Question

Use the methods of this section to sketch several members of the given family of curves. What do the members have in common? How do they differ from each other?

67. \(f\left( x \right) = {x^4} - cx\), \(c > 0\)

Short answer

As \(c\) increases, the members of the family have one local minimum point with increasing \(x\)-coordinate and decreasing \(y\)-coordinate

Step-by-step solution

Polynomial Functions

The term polynomial function refers to functions that have formed \(f\left( x \right) = {a_0} + {a_1}x + {a_2}{x^2} + {a_{n - 1}}{x^{n - 1}} + {a_n}{x^n}\). Therefore, the polynomial functions of degree \(1,2,3\), and others, depending on the value of \(n\left( {n \in {\mathbb{Z}^ + }} \right)\).

Find the first derivative and second derivative of the function

The given function is \(f\left( x \right) = {x^4} - cx\).

So, first derivation the above function with respect to \(x\) as:

\(\begin{aligned}{c}\frac{d}{{dx}}\left( {f\left( x \right)} \right) = \frac{d}{{dx}}\left( {{x^4} - cx} \right)\\f'\left( x \right) = \frac{d}{{dx}}\left( {{x^4}} \right) - \frac{d}{{dx}}\left( {cx} \right)\\ = 4{x^3} - c\end{aligned}\)
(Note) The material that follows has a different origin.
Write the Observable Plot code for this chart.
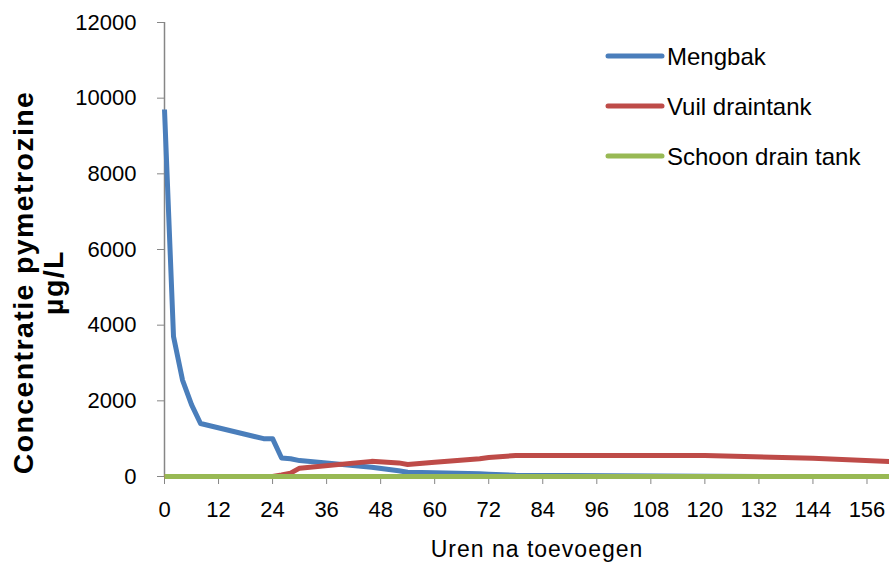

Now, find the second derivative of the above function as:

\(\begin{aligned}{c}\frac{d}{{dx}}\left( {f'\left( x \right)} \right) = \frac{d}{{dx}}\left( {4{x^3} - c} \right)\\f''\left( x \right) = \frac{d}{{dx}}\left( {4{x^3}} \right) - \frac{d}{{dx}}\left( c \right)\\ = 12{x^2}\end{aligned}\)

Increasing or Decreasing Test

Now, by the above first derivative solution, it can be predicted that \(f\left( x \right)\) is increasing when \(f'\left( x \right) > 0\) and decreasing when \(f'\left( x \right) < 0\).

So, \(f\left( x \right)\) is decreasing on \(\left( { - \infty ,{{\left( {\frac{c}{4}} \right)}^{\frac{1}{3}}}} \right)\) and increasing on \(\left( {{{\left( {\frac{c}{4}} \right)}^{\frac{1}{3}}},\infty } \right)\).

Find local maximum

For the continuous function, the local maximum occurs when the graph changes from increasing to decreasing.

The given function is continuous at all points because it is a polynomial. Since the graph is increasing on \(f\left( x \right)\) is decreasing on \(\left( { - \infty ,{{\left( {\frac{c}{4}} \right)}^{\frac{1}{3}}}} \right)\)and increasing on \(\left( {{{\left( {\frac{c}{4}} \right)}^{\frac{1}{3}}},\infty } \right)\).

So, there will be no local maximum because the graph never increases to decrease at any point.

Find local minimum

For the continuous function, the local minimum occurs when the graph changes from decreasing to increasing.

The given function is continuous at all points because it is a polynomial. Since the graph is increasing on \(f\left( x \right)\) is decreasing on \(\left( { - \infty ,{{\left( {\frac{c}{4}} \right)}^{\frac{1}{3}}}} \right)\)and increasing on \(\left( {{{\left( {\frac{c}{4}} \right)}^{\frac{1}{3}}},\infty } \right)\).

So, the local minimum will be at \(x = {\left( {\frac{c}{4}} \right)^{\frac{1}{3}}}\).

Find the interval

As, it can be observed that at\(f''\left( x \right) > 0\)the function \(f\left( x \right)\) is concave up and the function \(f\left( x \right)\) is concave down at \(f''\left( x \right) < 0\).

Therefore, \(f\left( x \right)\) is concave up on \(\left( { - \infty ,0} \right) \cup \left( {0,\infty } \right)\).

Find the inflection point

Now identify the inflection point of our function. It should be known that inflection occurs when two conditions are met: The graph is continuous at the point, the concavity changes at that point.

So, as it is known that the graph is never concave down, therefore there is no inflection point.

Draw the curve

The member of this family has one local minimum point with increasing \(x\)-coordinate and decreasing \(y\)-coordinate as \(c\) increases.